シンガポールにある米マサチューセッツ工科大学(MIT)の研究技術アライアンス(SMART: Singapore-MIT Alliance for Research and Technology)薬剤耐性(AMR)学術研究グループ(IRG)の研究者らは、新型コロナウイルス(SARS-CoV-2)のオミクロン変異型を検出する新しい定量RT-qPCR分析結果を開発し、排水中のウイルス検出において前進を遂げた。

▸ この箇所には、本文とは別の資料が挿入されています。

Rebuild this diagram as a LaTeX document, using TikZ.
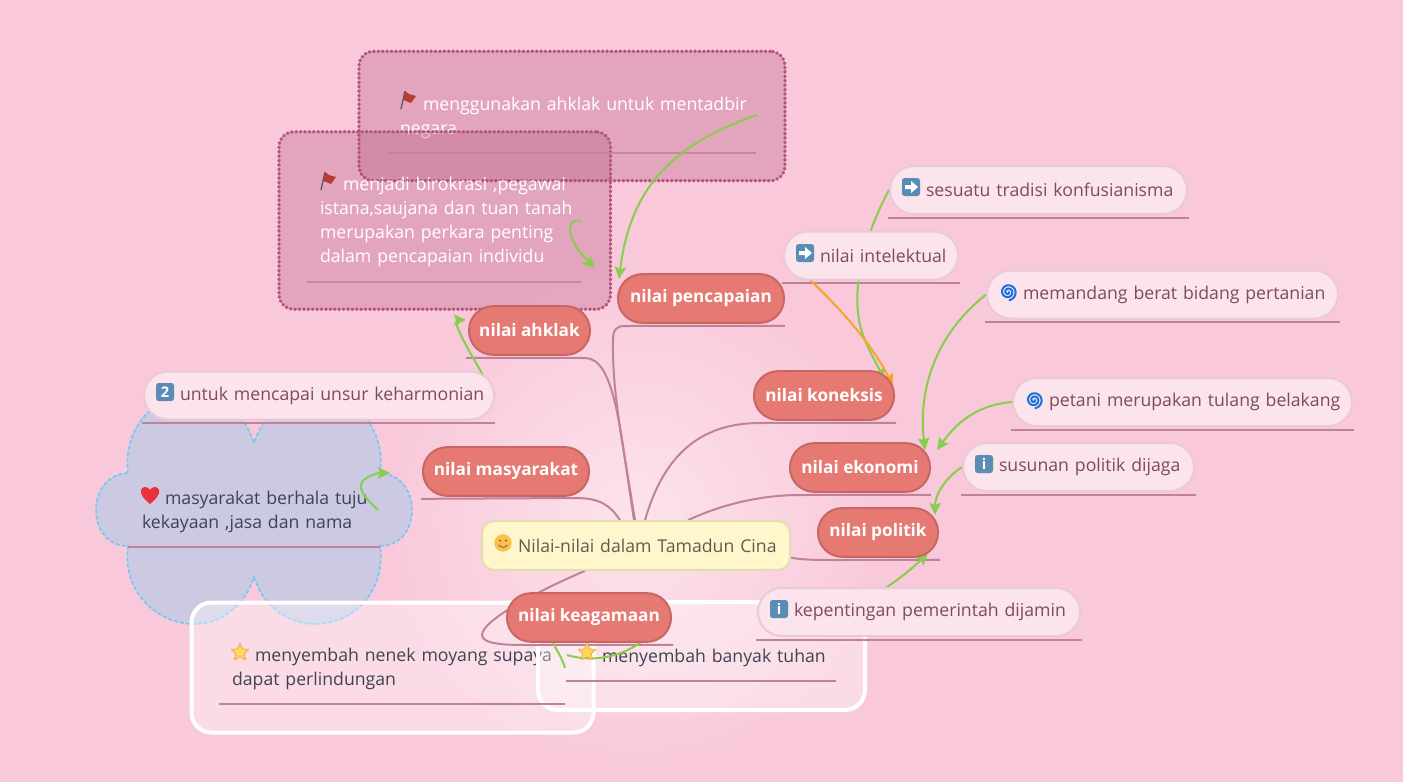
\documentclass[tikz,border=0pt]{standalone}
\usepackage{fontspec}
\setmainfont{Open Sans}
\usetikzlibrary{arrows.meta,calc,shapes.misc}
\definecolor{bgc}{HTML}{F9C8DA}
\definecolor{linec}{HTML}{C0829B}
\definecolor{greenc}{HTML}{86CF4A}
\definecolor{orangec}{HTML}{F5A623}
\definecolor{mainf}{HTML}{E67A72}
\definecolor{maind}{HTML}{C76663}
\definecolor{leaff}{HTML}{FBE4EC}
\definecolor{leafd}{HTML}{EBC9D6}
\definecolor{leaft}{HTML}{7D4A62}
\definecolor{boxt}{HTML}{3F4452}
\definecolor{darkf}{HTML}{AB4A72}
\definecolor{darkd}{HTML}{B5557C}
\definecolor{iconb}{HTML}{5A8DB5}
\definecolor{rootd}{HTML}{E3DDB0}
\definecolor{rootf}{HTML}{FFF6CC}
\definecolor{roott}{HTML}{5E5E50}
\definecolor{cloudf}{HTML}{CCC9E3}
\definecolor{cloudd}{HTML}{6FCBF5}
\definecolor{starf}{HTML}{FFD75E}
\definecolor{stard}{HTML}{F5A93C}
\definecolor{heartf}{HTML}{E8323C}
\definecolor{flagf}{HTML}{B83A38}
\definecolor{spiralc}{HTML}{1A6FE0}
\definecolor{smilef}{HTML}{FBC04A}
\pgfdeclarelayer{under}\pgfdeclarelayer{conn}
\pgfsetlayers{under,conn,main}
\newcommand\lft[2]{\mbox{\hspace*{#1pt}#2}}
\newcommand\firstln{\rule{0pt}{12.8pt}}
\tikzset{
  every node/.style={font=\fontsize{13.25pt}{18pt}\selectfont},
  pillmain/.style={draw=maind,line width=1.5pt,fill=mainf,text=white,rounded corners=18pt,inner sep=0pt,
    font=\fontsize{12.9pt}{18pt}\selectfont\bfseries,minimum height=36.5pt},
  leaf/.style={draw=leafd,line width=1.5pt,fill=leaff,text=leaft,rounded corners=18pt,inner xsep=0pt,inner ysep=0pt,
    minimum height=36pt,align=left},
  darkbox/.style={draw=darkd,fill=darkf,fill opacity=.27,draw opacity=1,text opacity=1,text=white,line width=2.4pt,
    dash pattern=on 0.6pt off 2.7pt,line cap=round,rounded corners=11pt,inner xsep=0pt,inner ysep=0pt,align=left},
  whitebox/.style={draw=white,fill=white,fill opacity=.35,draw opacity=1,text opacity=1,text=boxt,line width=3pt,
    rounded corners=15pt,inner xsep=0pt,inner ysep=0pt,align=left},
  trunk/.style={draw=linec,line width=1.5pt},
  uline/.style={draw=linec,line width=1.5pt},
  gr/.style={draw=greenc,line width=1.5pt,-{Stealth[length=9pt,width=8.5pt,inset=1.5pt]}},
  orc/.style={draw=orangec,line width=1.5pt,-{Stealth[length=9pt,width=8.5pt,inset=1.5pt]}},
  icotext/.style={text=white,inner sep=0pt,font=\fontsize{11pt}{11pt}\selectfont\bfseries},
  pics/arrowico/.style={code={
    \fill[iconb,rounded corners=2pt] (-9,-9) rectangle (9,9);
    \fill[white] (-6,-2) -- (0,-2) -- (0,-6) -- (7,0) -- (0,6) -- (0,2) -- (-6,2) -- cycle;}},
  pics/squareico/.style={code={
    \fill[iconb,rounded corners=2pt] (-9,-9) rectangle (9,9);}},
  pics/spiralico/.style={code={
    \draw[draw=spiralc,line width=1.5pt,line cap=round]
      plot[domain=0:800,samples=60,smooth] ({(1+\x/110)*cos(\x)},{(1+\x/110)*sin(\x)});}},
  pics/flagico/.style={code={
    \draw[draw=gray!70!black,line width=1pt] (-7,9) -- (-3,-9);
    \fill[flagf] (-3,-9) -- (1,-6) -- (8,-4) -- (3,3) -- (-4.5,0) -- cycle;}},
  pics/heartico/.style={code={
    \fill[heartf] (0,9) .. controls (-7,3) and (-10,-1) .. (-9,-5) .. controls (-8,-9) and (-2,-9) .. (0,-5)
      .. controls (2,-9) and (8,-9) .. (9,-5) .. controls (10,-1) and (7,3) .. (0,9) -- cycle;}},
  pics/starico/.style={code={
    \fill[starf,draw=stard,line width=.6pt,rounded corners=.6pt]
      (0,-9) -- (2.6,-3) -- (9,-2.6) -- (4.2,1.6) -- (5.8,8) -- (0,4.6) -- (-5.8,8) -- (-4.2,1.6) -- (-9,-2.6) -- (-2.6,-3) -- cycle;}},
  pics/smileico/.style={code={
    \fill[smilef] (0,0) circle[radius=8.7];
    \fill[black!70] (-3,-2.4) circle[radius=1.1] (3,-2.4) circle[radius=1.1];
    \draw[black!65,line width=.6pt] (-4.4,2) .. controls (-2,5) and (2,5) .. (4.4,2);}},
}
\begin{document}
\begin{tikzpicture}[x=0.75pt,y=-0.75pt]
\useasboundingbox (0,0) rectangle (1403,782);
\node[rounded corners=9pt,draw=rootd,line width=1.5pt,fill=rootf,text=roott,text width=231pt,inner xsep=0pt,minimum height=36.5pt,inner ysep=0pt,align=left] (root) at (636,545.5) {\lft{27}{Nilai-nilai dalam Tamadun Cina}};
\node[pillmain,minimum width=124.5pt] (pencapaian) at (701,298.5) {nilai pencapaian};
\node[pillmain,minimum width=90.7pt] (ahklak) at (529.5,330.5) {nilai ahklak};
\node[pillmain,minimum width=105pt] (koneksis) at (824,395.5) {nilai koneksis};
\node[pillmain,minimum width=105pt] (ekonomi) at (860,467.5) {nilai ekonomi};
\node[pillmain,minimum width=90pt] (politik) at (878,532.5) {nilai politik};
\node[pillmain,minimum width=124.5pt] (masyarakat) at (506,471.5) {nilai masyarakat};
\node[pillmain,minimum width=123pt] (keagamaan) at (589,617.5) {nilai keagamaan};
\node[leaf,text width=222.75pt] (sesuatu) at (1038.5,190) {\lft{27}{sesuatu tradisi konfusianisma}};
\node[leaf,text width=130.5pt] (intelektual) at (871,255.5) {\lft{27}{nilai intelektual}};
\node[leaf,text width=263.25pt] (memandang) at (1162.5,294.5) {\lft{27}{memandang berat bidang pertanian}};
\node[leaf,text width=254.25pt] (petani) at (1182.5,402) {\lft{27}{petani merupakan tulang belakang}};
\node[leaf,text width=173.25pt] (susunan) at (1078.5,467) {\lft{27}{susunan politik dijaga}};
\node[leaf,text width=241.5pt] (kepentingan) at (919,612) {\lft{27}{kepentingan pemerintah dijamin}};
\node[leaf,text width=262.5pt] (untuk) at (319,395.5) {\lft{27}{untuk mencapai unsur keharmonian}};
\begin{pgfonlayer}{under}
\fill[bgc] (0,0) rectangle (1403,782);
\foreach \rr in {258,254,...,2} {
  \pgfmathsetmacro\pp{50*(1-\rr/260)}
  \fill[white!\pp!bgc] (636,520) circle[radius=\rr];
}
\path[fill=cloudf,draw=cloudd,line width=1.2pt,dash pattern=on 3pt off 1.5pt]
  (128,473) .. controls (108,474) and (96,490) .. (96,510) .. controls (96,530) and (108,546) .. (128,546)
  .. controls (122,590) and (155,624) .. (195,624) .. controls (222,624) and (245,605) .. (254,577)
  .. controls (263,605) and (286,624) .. (315,624) .. controls (355,624) and (386,590) .. (380,546)
  .. controls (400,546) and (412,530) .. (412,510) .. controls (412,490) and (400,474) .. (380,473)
  .. controls (386,430) and (355,392) .. (315,392) .. controls (286,392) and (263,415) .. (254,443)
  .. controls (245,415) and (222,392) .. (195,392) .. controls (155,392) and (122,430) .. (128,473) -- cycle;
\node[text=boxt,text width=189pt,inner xsep=0pt,align=left] (cloud) at (254,510) {\firstln\hspace*{10.5pt}\lft{17.25}{masyarakat berhala tuju}\\\hspace*{10.5pt}kekayaan ,jasa dan nama};
\node[whitebox,text width=301.5pt,minimum height=97.5pt] (boxA) at (392.5,667.5) {\firstln\hspace*{30.4pt}\lft{17.25}{menyembah nenek moyang supaya}\\\hspace*{30.4pt}dapat perlindungan};
\node[whitebox,text width=245.25pt,minimum height=81pt] (boxB) at (701.5,656) {\firstln\lft{48}{menyembah banyak tuhan}};
\node[darkbox,text width=319.5pt,minimum height=97pt] (dark1) at (572,116) {\firstln\hspace*{30.75pt}\lft{17.25}{menggunakan ahklak untuk mentadbir}\\\hspace*{30.75pt}negara};
\node[darkbox,text width=248.6pt,minimum height=133pt] (dark2) at (444.75,220.5) {\firstln\hspace*{30.75pt}\lft{17.25}{menjadi birokrasi ,pegawai}\\\hspace*{30.75pt}istana,saujana dan tuan tanah\\\hspace*{30.75pt}merupakan perkara penting\\\hspace*{30.75pt}dalam pencapaian individu};
\end{pgfonlayer}
\begin{pgfonlayer}{conn}
\draw[trunk] ($(root.north)+(-1,0)$) .. controls (622,440) and (612,390) .. (613,340) .. controls (613,330) and (616,326) .. (625,326) -- ($(pencapaian.south east)+(0,2)$);
\draw[trunk] ($(ahklak.south west)+(-2,2)$) -- (585,358) .. controls (615,358) and (620,430) .. ($(root.north)+(-2,0)$);
\draw[trunk] ($(root.north)+(9,0)$) .. controls (665,450) and (705,423) .. (760,423) -- ($(koneksis.south east)+(1,2)$);
\draw[trunk] ($(root.north)+(52,0)$) .. controls (720,505) and (760,495) .. (800,495) -- ($(ekonomi.south east)+(0,2)$);
\draw[trunk] ($(root.east)+(0,12)$) .. controls (800,560) and (820,560) .. (840,560) -- ($(politik.south east)+(1,2)$);
\draw[trunk] ($(root.north)+(-16,0)$) .. controls (610,505) and (600,498) .. (575,498) -- ($(masyarakat.south west)+(-1,2)$);
\draw[trunk] ($(root.south)+(-51,0)$) .. controls (540,590) and (482,620) .. (482,635) .. controls (482,645) and (510,645) .. (530,645) -- ($(keagamaan.south east)+(1,2)$);
\draw[uline] ($(sesuatu.south west)+(-1,3)$) -- ($(sesuatu.south east)+(1,3)$);
\draw[uline] ($(intelektual.south west)+(-1,2)$) -- ($(intelektual.south east)+(1,2)$);
\draw[uline] ($(memandang.south west)+(-1,2)$) -- ($(memandang.south east)+(1,2)$);
\draw[uline] ($(petani.south west)+(-1,3)$) -- ($(petani.south east)+(1,3)$);
\draw[uline] ($(susunan.south west)+(-1,3)$) -- ($(susunan.south east)+(1,3)$);
\draw[uline] ($(kepentingan.south west)+(-1,3)$) -- ($(kepentingan.south east)+(1,3)$);
\draw[uline] ($(untuk.south west)+(-1,2)$) -- ($(untuk.south east)+(0,2)$);
\coordinate (ulcloud1) at (128,547); \coordinate (ulcloud2) at (380,547);
\draw[uline] (ulcloud1) -- (ulcloud2);
\coordinate (ulA1) at (219,704); \coordinate (ulA2) at (565,704);
\draw[uline] (ulA1) -- (ulA2);
\coordinate (ulB1) at (566,681); \coordinate (ulB2) at (836,681);
\draw[uline] (ulB1) -- (ulB2);
\coordinate (ul11) at (388,153); \coordinate (ul12) at (756,153);
\draw[uline,opacity=.8] (ul11) -- (ul12);
\coordinate (ul21) at (307,282); \coordinate (ul22) at (581,282);
\draw[uline,opacity=.8] (ul21) -- (ul22);
\coordinate (g1) at (757,115);
\coordinate (g2) at (581,221);
\coordinate (g3) at (378,510);
\coordinate (g4) at (567,655);
\coordinate (g5) at (565,668);
\draw[gr] (g1) .. controls (670,145) and (630,190) .. (619,279);
\draw[gr] (g2) .. controls (572,218) and (568,226) .. (571,235) .. controls (575,248) and (585,258) .. (595,268);
\draw[gr] (untuk.east) .. controls (480,370) and (462,340) .. (457,326) .. controls (456,322) and (460,320) .. (466,320);
\draw[gr] (g3) .. controls (365,498) and (358,490) .. (362,482) .. controls (366,476) and (378,473) .. (390,473);
\draw[gr] (sesuatu.west) .. controls (870,225) and (850,280) .. (860,325) .. controls (865,345) and (875,360) .. (884,380);
\draw[orc] (intelektual.west) .. controls (790,262) and (860,320) .. (893,386);
\draw[gr] (memandang.west) .. controls (935,335) and (918,390) .. (925,450);
\draw[gr] (petani.west) .. controls (975,405) and (955,425) .. (937,450);
\draw[gr] (susunan.west) .. controls (945,478) and (935,495) .. (935,515);
\draw[gr] (kepentingan.west) .. controls (800,640) and (880,600) .. (928,553);
\draw[gr] (g4) .. controls (590,662) and (625,660) .. (660,625);
\draw[draw=greenc,line width=1.5pt] (g5) .. controls (562,657) and (556,650) .. (552,640);
\end{pgfonlayer}
\pic at (503,543) {smileico};
\pic at (408,100) {flagico};
\pic at (328,181) {flagico};
\pic at (911,187) {arrowico};
\pic at (805,253) {arrowico};
\pic at (1008,292) {spiralico};
\pic at (1034,400) {spiralico};
\pic at (984,464) {squareico};
\node[icotext] (infoA) at (984,464) {i};
\pic at (779,609) {squareico};
\node[icotext] (infoB) at (779,609) {i};
\pic at (165,392) {squareico};
\node[icotext] (keytwo) at (165,392) {2};
\pic at (150,495) {heartico};
\pic at (240,652) {starico};
\pic at (587,652) {starico};
\end{tikzpicture}
\end{document}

これは、シンガポールの南洋理工大学(NTU)、シンガポール国立大学(NUS)、MIT、シンガポール環境生命科学工学センター(SCELSE)、イタリアのIstituto Zooprofilattico Sperimentale della Lombardia e dell'Emilia Romagna (IZSLER) の研究者との共同研究の成果だ。
これにより、下水道の監視でコミュニティや集団における変異の動態を正確に追跡し、特定のウイルス病原体の特性に応じて調整された適切な公衆衛生措置の実施を支援し、情報を提供することが可能となる。

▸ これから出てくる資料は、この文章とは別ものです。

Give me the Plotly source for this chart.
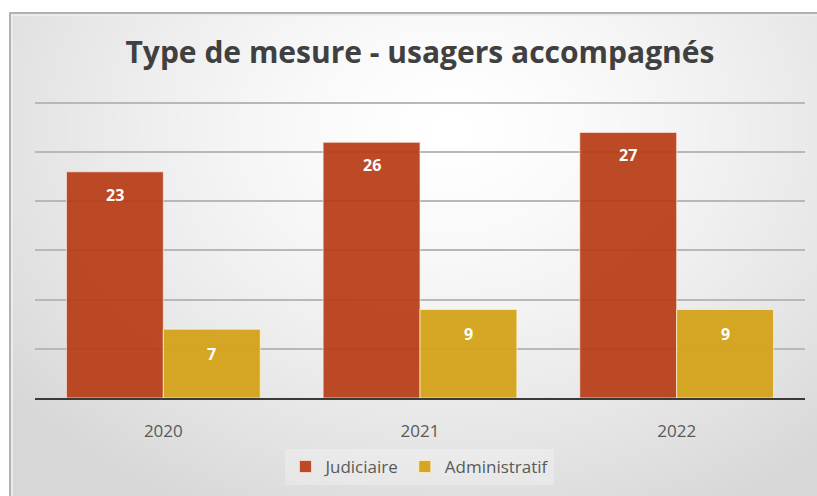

排水モニタリングは、新型コロナウイルス感染症(COVID-19)のパンデミック時に、ウイルスの発生を効果的かつ非侵襲的に追跡する方法として登場した。技術の進歩により、排水サンプル中の特定の懸念物質(VOC)の存在を特定するだけでなく、定量化することができるようになった。このように特定のVOCをカウントして評価する能力は、SMARTのオープンソースアッセイならではのもので、研究者は地域社会の変位傾向を正確に把握することが期待できる。

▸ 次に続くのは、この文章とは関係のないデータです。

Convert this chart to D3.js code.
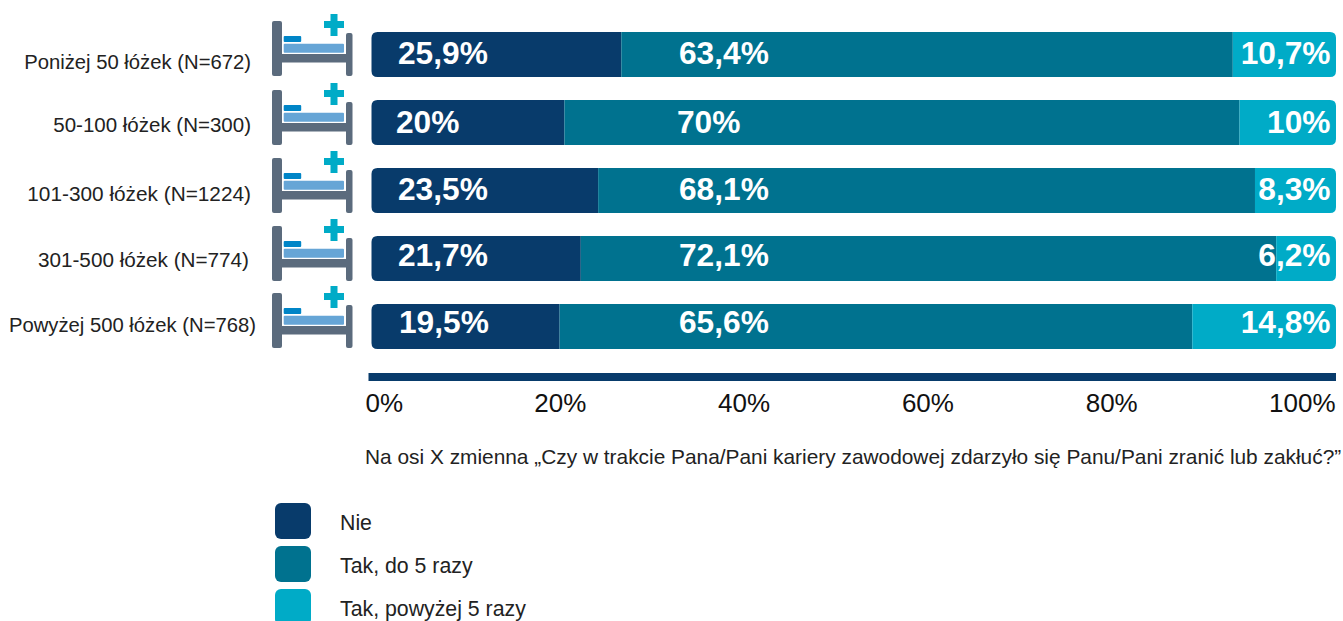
<!DOCTYPE html>
<html lang="pl">
<head>
<meta charset="utf-8">
<title>Zranienia i zakłucia</title>
<script src="https://cdn.jsdelivr.net/npm/d3@7"></script>
<style>
    html, body { margin: 0; padding: 0; background: #fff; overflow: hidden; }
    svg { display: block; }
    text { font-family: "Liberation Sans", Arial, sans-serif; }
</style>
</head>
<body>
<script>
const categories = [
    "Poniżej 50 łóżek (N=672)",
    "50-100 łóżek (N=300)",
    "101-300 łóżek (N=1224)",
    "301-500 łóżek (N=774)",
    "Powyżej 500 łóżek (N=768)"
];
const seriesNames = ["Nie", "Tak, do 5 razy", "Tak, powyżej 5 razy"];
const nie = [25.9, 20, 23.5, 21.7, 19.5];
const doPieciu = [63.4, 70, 68.1, 72.1, 65.6];
const powyzejPieciu = [10.7, 10, 8.3, 6.2, 14.8];
const nieLabels = ["25,9%", "20%", "23,5%", "21,7%", "19,5%"];
const doPieciuLabels = ["63,4%", "70%", "68,1%", "72,1%", "65,6%"];
const powyzejLabels = ["10,7%", "10%", "8,3%", "6,2%", "14,8%"];
const tickValues = [0, 20, 40, 60, 80, 100];
const axisNote = "Na osi X zmienna „Czy w trakcie Pana/Pani kariery zawodowej zdarzyło się Panu/Pani zranić lub zakłuć?”";

const colors = ["#083b6b", "#00728f", "#00abc7"];
const width = 1343, height = 621;

const catLabelEnd = [251, 251, 251, 249, 256];
const catLabelDy = [14, 9, 10, 8, 5];
const catLabelSize = [20.25, 20.5, 20.8, 20.7, 20.25];
const valueLabelDy = [0, 1, 0, -2, -3];
const nieLabelDx = [0, -2, 0, 0, 1];
const doPieciuLabelDx = [0, -2, 0, 0, 0];
const bedDy = [0, 1, 1, 1, 0];

const svg = d3.select("body").append("svg")
    .attr("width", width)
    .attr("height", height);

const xScale = d3.scaleLinear().domain([0, 100]).range([371.5, 1336]);
const yScale = d3.scaleBand()
    .domain(categories)
    .range([32, 349])
    .paddingInner(23 / 68);

// rect with only the left or right corners rounded
function barPath(x0, x1, y, h, r, side) {
    if (side === "left") {
        return `M${x1},${y}H${x0 + r}Q${x0},${y} ${x0},${y + r}V${y + h - r}Q${x0},${y + h} ${x0 + r},${y + h}H${x1}Z`;
    }
    if (side === "right") {
        return `M${x0},${y}H${x1 - r}Q${x1},${y} ${x1},${y + r}V${y + h - r}Q${x1},${y + h} ${x1 - r},${y + h}H${x0}Z`;
    }
    return `M${x0},${y}H${x1}V${y + h}H${x0}Z`;
}

// Bed icons
const bed = svg.selectAll("g.bed")
    .data(categories)
    .enter()
    .append("g")
    .attr("class", "bed")
    .attr("transform", (d, i) => "translate(0," + (yScale(d) - 32 + bedDy[i]) + ")");

bed.append("rect").attr("x", 272).attr("y", 21).attr("width", 10).attr("height", 55).attr("rx", 2).attr("fill", "#5b6b7d");
bed.append("rect").attr("x", 346).attr("y", 33).attr("width", 6.5).attr("height", 43).attr("rx", 2).attr("fill", "#5b6b7d");
bed.append("rect").attr("x", 281).attr("y", 54).attr("width", 66).attr("height", 8.5).attr("fill", "#5b6b7d");
bed.append("rect").attr("x", 283.7).attr("y", 43.7).attr("width", 60.3).attr("height", 9).attr("rx", 1).attr("fill", "#66a5d6");
bed.append("rect").attr("x", 283.7).attr("y", 36).attr("width", 17.5).attr("height", 6).attr("rx", 1).attr("fill", "#0085c7");
bed.append("rect").attr("x", 330.5).attr("y", 14).attr("width", 7).attr("height", 22).attr("fill", "#00abc7");
bed.append("rect").attr("x", 324).attr("y", 21).attr("width", 20).attr("height", 7).attr("fill", "#00abc7");

// Stacked bars
const seriesValues = [nie, doPieciu, powyzejPieciu];
const sides = ["left", "mid", "right"];

seriesValues.forEach((values, s) => {
    svg.selectAll("path.s" + s)
        .data(values)
        .enter()
        .append("path")
        .attr("class", "s" + s)
        .attr("fill", colors[s])
        .attr("d", (v, i) => {
            const start = d3.sum(seriesValues.slice(0, s), a => a[i]);
            // the three shares do not always add up to exactly 100
            const end = s === 2 ? 100 : start + v;
            return barPath(xScale(start), xScale(end), yScale(categories[i]), yScale.bandwidth(), 6, sides[s]);
        });
});

// Value labels
const valueLabels = [
    { labels: nieLabels, x: 398, anchor: "start", dx: nieLabelDx },
    { labels: doPieciuLabels, x: 679, anchor: "start", dx: doPieciuLabelDx },
    { labels: powyzejLabels, x: 1330.5, anchor: "end", dx: [0, 0, 0, 0, 0] }
];
valueLabels.forEach(col => {
    svg.selectAll(null)
        .data(col.labels)
        .enter()
        .append("text")
        .attr("x", (d, i) => col.x + col.dx[i])
        .attr("y", (d, i) => yScale(categories[i]) + 32 + valueLabelDy[i])
        .attr("text-anchor", col.anchor)
        .attr("font-size", 31.7)
        .attr("font-weight", "bold")
        .attr("fill", "#fff")
        .text(d => d);
});

// Category labels
svg.selectAll("text.cat")
    .data(categories)
    .enter()
    .append("text")
    .attr("class", "cat")
    .attr("x", (d, i) => catLabelEnd[i])
    .attr("y", (d, i) => yScale(d) + yScale.bandwidth() / 2 + catLabelDy[i])
    .attr("text-anchor", "end")
    .attr("font-size", (d, i) => catLabelSize[i])
    .attr("fill", "#222")
    .text(d => d);

// Axis: the labels do not sit under the bars' own scale in the source
const tickScale = d3.scaleLinear().domain([0, 100]).range([376, 1295]);
const xAxis = d3.axisBottom(tickScale)
    .tickValues(tickValues)
    .tickSize(0)
    .tickPadding(0)
    .tickFormat(d => d + "%");

const axisG = svg.append("g")
    .attr("transform", "translate(0,394)")
    .call(xAxis);
axisG.select(".domain").remove();
axisG.selectAll("text")
    .attr("font-size", 26)
    .attr("fill", "#111")
    .style("font-family", "'Liberation Sans', Arial, sans-serif")
    .attr("text-anchor", d => d === 0 ? "start" : d === 100 ? "end" : "middle")
    .attr("dx", d => d === 0 ? -11 : d === 100 ? 40 : 0);

svg.append("rect")
    .attr("x", 368.5)
    .attr("y", 373)
    .attr("width", 967.5)
    .attr("height", 8)
    .attr("fill", colors[0]);

svg.append("text")
    .attr("x", 365)
    .attr("y", 464)
    .attr("font-size", 20.87)
    .attr("fill", "#222")
    .text(axisNote);

// Legend
const legend = svg.selectAll("g.legend")
    .data(seriesNames)
    .enter()
    .append("g")
    .attr("class", "legend")
    .attr("transform", (d, i) => "translate(275," + (503 + i * 43) + ")");

legend.append("rect")
    .attr("width", 36)
    .attr("height", 36)
    .attr("rx", 6)
    .attr("fill", (d, i) => colors[i]);

legend.append("text")
    .attr("x", 65)
    .attr("y", 27)
    .attr("font-size", 21.3)
    .attr("fill", "#222")
    .text(d => d);
</script>
</body>
</html>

この分析結果によって、地域社会に流通するSARS-CoV-2のうち、どの程度の割合が特定の変異型に属しているのかを明らかにすることが可能となる。特に、SARS-CoV-2のVOCであるアルファ、デルタ、オミクロンとその分派は、パンデミックの様々な局面で出現し、それぞれ集団がより影響を受けやすい新たな感染症の波を引き起こしたからである。